O meu filme preferido de Werner Herzog é «Aguirre, o Aventureiro», que abordava a expedição do vice-rei do Peru, Pedro de Ursua, em 1560, apostada na procura das cidades míticas da vasta região partilhada pelos rios Orenoco e Amazonas.
Acompanhado pela mulher, a quem ia oferecendo banquetes frívolos e noites escaldantes, o chefe da aventura seria assassinado pelo lugar-tenente, Lopo de Aguirre, que se transformaria numa espécie de Coronel Kurtz («Apocalipse Now»), ao proclamar-se solitário imperador do vasto território, habitado sobretudo por macacos.
Era uma viagem às cada vez mais profundas trevas da floresta, transformada numa descida aos infernos feita de febre, delírio, de consumo da poderosíssimas ayahuasca.
Marco Steiner, que prefacia a edição de «A Lagoa dos Belos Sonhos» de Hugo Pratt, aborda os contrastes entre as lagoas de Veneza e as do atual Suriname, que surgem nas quatro histórias dos inícios dos anos 70 e tendo Corto Maltese como protagonista.
Se outrora os conquistadores espanhóis perdiam-se em buscas de ouro, os do século XX procuraram petróleo, minérios (bauxite) e as plantas há muito conhecidas pelos índios, que as farmacêuticas trataram de patentear para que mais ninguém as pudesse utilizar.
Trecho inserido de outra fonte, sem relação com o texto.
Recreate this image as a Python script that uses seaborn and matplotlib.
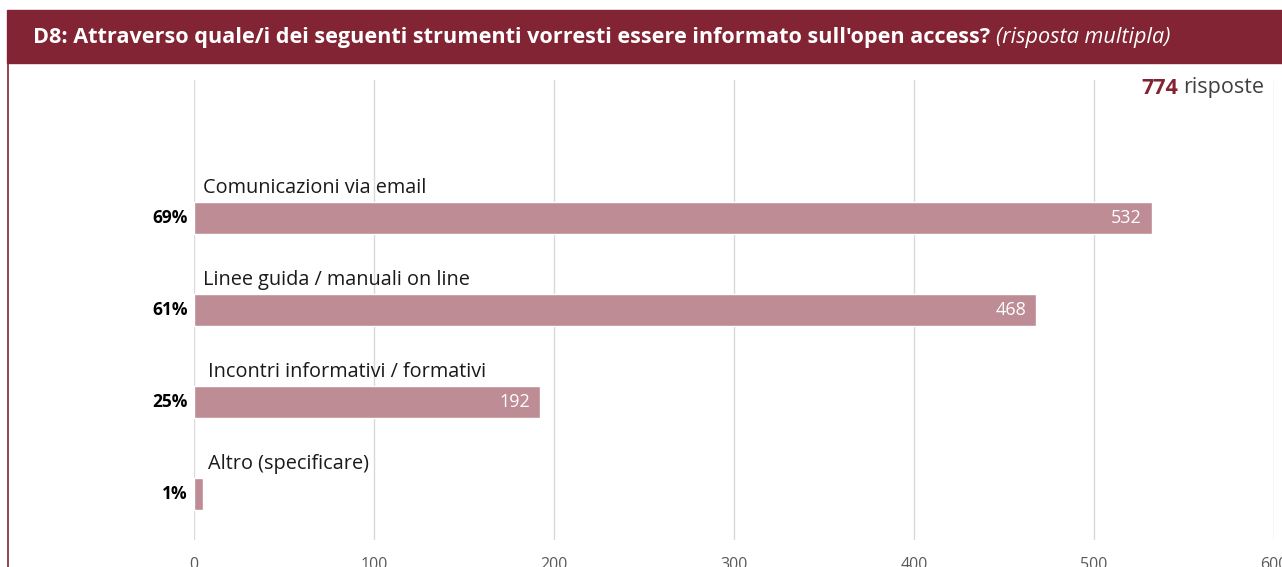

Não admira que Pratt tenha escolhido essa região como espaço privilegiado de algumas das estórias do seu personagem, mesmo trazendo-o amiúde a Veneza, como se fosse a cidade dos doges o que mais se poderia aproximar do conceito de porto de registo dos seus vetustos trampões.
O traço de convergência de Aguirre e Corto Maltese é a assumida solidão de ambos. Embora os oponha a ambição de poder de um com o desapego do outro.